Given request =
Among the lines of these entries, how many hold the word "matplotlib"? State only the number.

Task data =

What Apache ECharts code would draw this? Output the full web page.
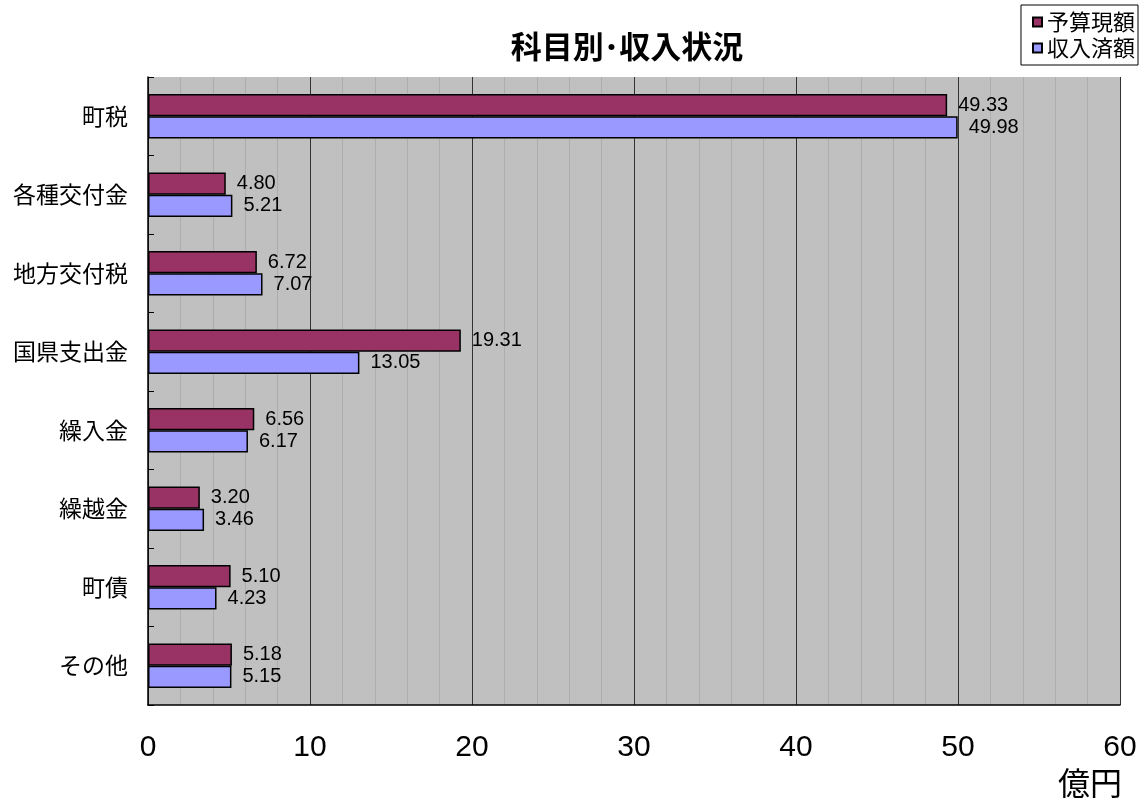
<!DOCTYPE html>
<html><head><meta charset="utf-8">
<script src="https://cdn.jsdelivr.net/npm/echarts@6/dist/echarts.min.js"></script>
<style>html,body{margin:0;padding:0;background:#fff}#c{width:1142px;height:810px}</style>
</head><body><div id="c"></div>
<script>
const categories = ['町税','各種交付金','地方交付税','国県支出金','繰入金','繰越金','町債','その他'];
const budget = [49.33, 4.80, 6.72, 19.31, 6.56, 3.20, 5.10, 5.18];
const revenue = [49.98, 5.21, 7.07, 13.05, 6.17, 3.46, 4.23, 5.15];
const seriesNames = ['予算現額','収入済額'];
const xTicks = [0,10,20,30,40,50,60];
const FONT = '"Liberation Sans","Noto Sans CJK JP",sans-serif';
const JP = '"Noto Sans CJK JP",sans-serif';
const chart = echarts.init(document.getElementById('c'));
const lbl = {show:true, position:'right', distance:11, color:'#000', fontSize:20, fontFamily:FONT, formatter:p=>p.value.toFixed(2)};
chart.setOption({
  animation:false,
  title:{text:'科目別･収入状況', left:622, top:26, textAlign:'center', textStyle:{fontSize:31, fontWeight:'bold', fontFamily:JP, color:'#000'}},
  legend:{orient:'vertical', right:4, top:5, data:seriesNames, icon:'rect', itemWidth:9, itemHeight:9, itemGap:4, padding:[6,3,6,11], borderColor:'#000', borderWidth:1, backgroundColor:'#fff', textStyle:{fontSize:22, fontFamily:JP, color:'#000'}},
  grid:{left:148, right:22, top:77, bottom:105, show:true, backgroundColor:'#c0c0c0', borderWidth:0},
  xAxis:{type:'value', min:0, max:60, interval:10,
    axisLine:{show:true, lineStyle:{color:'#000', width:1.5}},
    axisTick:{show:false},
    axisLabel:{fontSize:30, fontFamily:FONT, color:'#000', margin:28, formatter:v=>xTicks.includes(v)?String(v):''},
    splitLine:{show:true, lineStyle:{color:'#333', width:1}},
    minorTick:{show:false, splitNumber:5},
    minorSplitLine:{show:true, lineStyle:{color:'#adadad', width:1}}
  },
  yAxis:{type:'category', data:categories, inverse:true,
    axisLine:{show:true, lineStyle:{color:'#000', width:1.5}},
    axisTick:{show:true, inside:true, length:6, alignWithLabel:false, lineStyle:{color:'#000'}},
    axisLabel:{fontSize:23, fontFamily:JP, color:'#000', margin:20},
    splitLine:{show:false}
  },
  series:[
    {name:seriesNames[0], type:'bar', data:budget, barGap:'0%', barCategoryGap:'43%', itemStyle:{color:'#993366', borderColor:'#000', borderWidth:1.5}, label:lbl},
    {name:seriesNames[1], type:'bar', data:revenue, barGap:'0%', barCategoryGap:'43%', itemStyle:{color:'#9999ff', borderColor:'#000', borderWidth:1.5}, label:lbl}
  ],
  graphic:[{type:'text', right:20, top:767, style:{text:'億円', fontSize:32, fontFamily:JP, fill:'#000'}}]
});
</script></body></html>
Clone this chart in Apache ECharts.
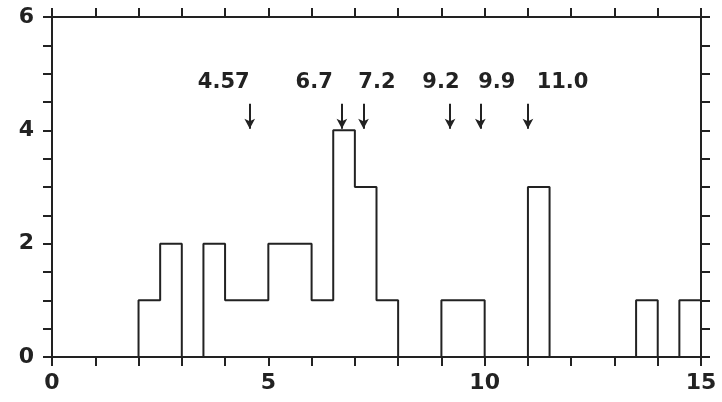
<!DOCTYPE html>
<html>
<head>
<meta charset="utf-8">
<script src="https://cdn.jsdelivr.net/npm/echarts@6/dist/echarts.min.js"></script>
<style>
html,body{margin:0;padding:0;background:#fff;}
#chart{width:722px;height:402px;}
</style>
</head>
<body>
<div id="chart"></div>
<script>
// ---- data ----
var binStart = 0;
var binWidth = 0.5;
var counts = [0,0,0,0,1,2,0,2,1,1,2,2,1,4,3,1,0,0,1,1,0,0,3,0,0,0,0,1,0,1];
var markValues = [4.57, 6.7, 7.2, 9.2, 9.9, 11.0];
var markLabels = ['4.57', '6.7', '7.2', '9.2', '9.9', '11.0'];
var xTicks = [0, 5, 10, 15];
var yTicks = [0, 2, 4, 6];

// ---- layout (positions of annotation texts, in data units) ----
var labelAnchorX = [3.97, 6.06, 7.51, 8.99, 10.28, 11.80];
var labelAnchorY = 4.85;
var arrowTop = 4.47, arrowTip = 4.03;

var ink = '#222222';
var font = 'DejaVu Sans';

var stepData = [];
for (var i = 0; i < counts.length; i++) stepData.push([binStart + i * binWidth, counts[i]]);
stepData.push([binStart + counts.length * binWidth, counts[counts.length - 1]]);

var arrowLines = markValues.map(function (v) {
  return [{coord: [v, arrowTop]}, {coord: [v, arrowTip]}];
});
var labelData = markValues.map(function (v, i) {
  return {value: [labelAnchorX[i], labelAnchorY], name: markLabels[i]};
});

function axisCommon(extra) {
  var o = {
    axisLine: {show: true, onZero: false, lineStyle: {color: ink, width: 2}},
    axisTick: {show: true, inside: false, length: 9, lineStyle: {color: ink, width: 2}},
    splitLine: {show: false},
    minorSplitLine: {show: false}
  };
  for (var k in extra) o[k] = extra[k];
  return o;
}

var chart = echarts.init(document.getElementById('chart'));
chart.setOption({
  animation: false,
  backgroundColor: '#fff',
  grid: {left: 52, right: 21, top: 17, bottom: 45, containLabel: false},
  xAxis: [
    axisCommon({type: 'value', position: 'bottom', min: xTicks[0], max: xTicks[xTicks.length - 1], interval: 5,
      minorTick: {show: true, splitNumber: 5, length: 9, lineStyle: {color: ink, width: 2}},
      axisLabel: {show: true, margin: 15, color: ink, fontFamily: font, fontWeight: 'bold', fontSize: 22}}),
    axisCommon({type: 'value', position: 'top', min: xTicks[0], max: xTicks[xTicks.length - 1], interval: 5,
      minorTick: {show: true, splitNumber: 5, length: 9, lineStyle: {color: ink, width: 2}},
      axisLabel: {show: false}})
  ],
  yAxis: [
    axisCommon({type: 'value', position: 'left', min: yTicks[0], max: yTicks[yTicks.length - 1], interval: 2,
      minorTick: {show: true, splitNumber: 4, length: 9, lineStyle: {color: ink, width: 2}},
      axisLabel: {show: true, margin: 18, color: ink, fontFamily: font, fontWeight: 'bold', fontSize: 22}}),
    axisCommon({type: 'value', position: 'right', min: yTicks[0], max: yTicks[yTicks.length - 1], interval: 2,
      minorTick: {show: true, splitNumber: 4, length: 9, lineStyle: {color: ink, width: 2}},
      axisLabel: {show: false}})
  ],
  series: [
    {
      type: 'line',
      xAxisIndex: 0, yAxisIndex: 0,
      step: 'end',
      data: stepData,
      showSymbol: false,
      symbol: 'none',
      lineStyle: {color: ink, width: 2},
      markLine: {
        silent: true,
        symbol: ['none', 'arrow'],
        symbolSize: [8, 10],
        label: {show: false},
        lineStyle: {color: ink, width: 2, type: 'solid'},
        data: arrowLines
      }
    },
    {
      type: 'scatter',
      xAxisIndex: 0, yAxisIndex: 0,
      symbolSize: 0,
      itemStyle: {opacity: 1, color: ink},
      data: labelData,
      label: {
        show: true, position: 'inside', opacity: 1,
        formatter: function (p) { return p.name; },
        color: ink, fontFamily: font, fontWeight: 'bold', fontSize: 21
      }
    }
  ]
});
</script>
</body>
</html>
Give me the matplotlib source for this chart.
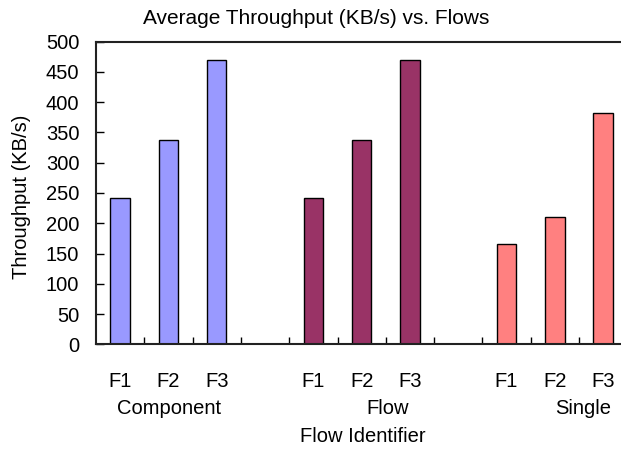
import numpy as np
import matplotlib.pyplot as plt

plt.rcParams['font.family'] = ['Liberation Sans', 'DejaVu Sans']

groups = ["Component", "Flow", "Single"]
flows = ["F1", "F2", "F3"]
component = [242, 338, 469]
flow = [242, 338, 469]
single = [166, 210, 383]
colors = ["#9999FF", "#993366", "#FF8080"]

fs = 14.5

fig = plt.figure(figsize=(6.21, 4.5), dpi=100)
ax = fig.add_axes([96 / 621, 105.7 / 450, 525 / 621, 302.6 / 450])

# each group takes 3 slots plus one empty slot
pos = 0
centers = []
for vals, c in zip([component, flow, single], colors):
    x = np.arange(pos, pos + len(vals))
    ax.bar(x, vals, width=0.4, color=c, edgecolor="black", linewidth=1)
    centers.extend(x)
    pos += len(vals) + 1

ax.set_xlim(-0.5, -0.5 + 525 / 48.3)
ax.set_ylim(0, 500)
ax.set_yticks(np.arange(0, 501, 50))
ax.set_xticks(centers)
ax.set_xticklabels(flows * len(groups))
ax.set_xticks(np.arange(0.5, 10, 1), minor=True)

ax.tick_params(axis="y", direction="in", length=6, width=1, pad=12, labelsize=fs)
ax.tick_params(axis="x", which="major", length=0, pad=20, labelsize=fs)
ax.tick_params(axis="x", which="minor", direction="in", length=5, width=1)

ax.spines["right"].set_visible(False)
for s in ["left", "top", "bottom"]:
    ax.spines[s].set_linewidth(1.5)
    ax.spines[s].set_color("#222222")

# group names under the flow labels
for name, xp in zip(groups, [169, 388, 583]):
    fig.text(xp / 621, 1 - 408 / 450, name, ha="center", va="center", fontsize=fs)

fig.text(363 / 621, 1 - 437 / 450, "Flow Identifier", ha="center", va="center", fontsize=fs)
fig.text(316 / 621, 1 - 18 / 450, "Average Throughput (KB/s) vs. Flows", ha="center", va="center", fontsize=15)
fig.text(22 / 621, 1 - 197 / 450, "Throughput (KB/s)", ha="center", va="center", rotation=90, fontsize=fs)

fig.savefig("out.png", dpi=100)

Complete output =
2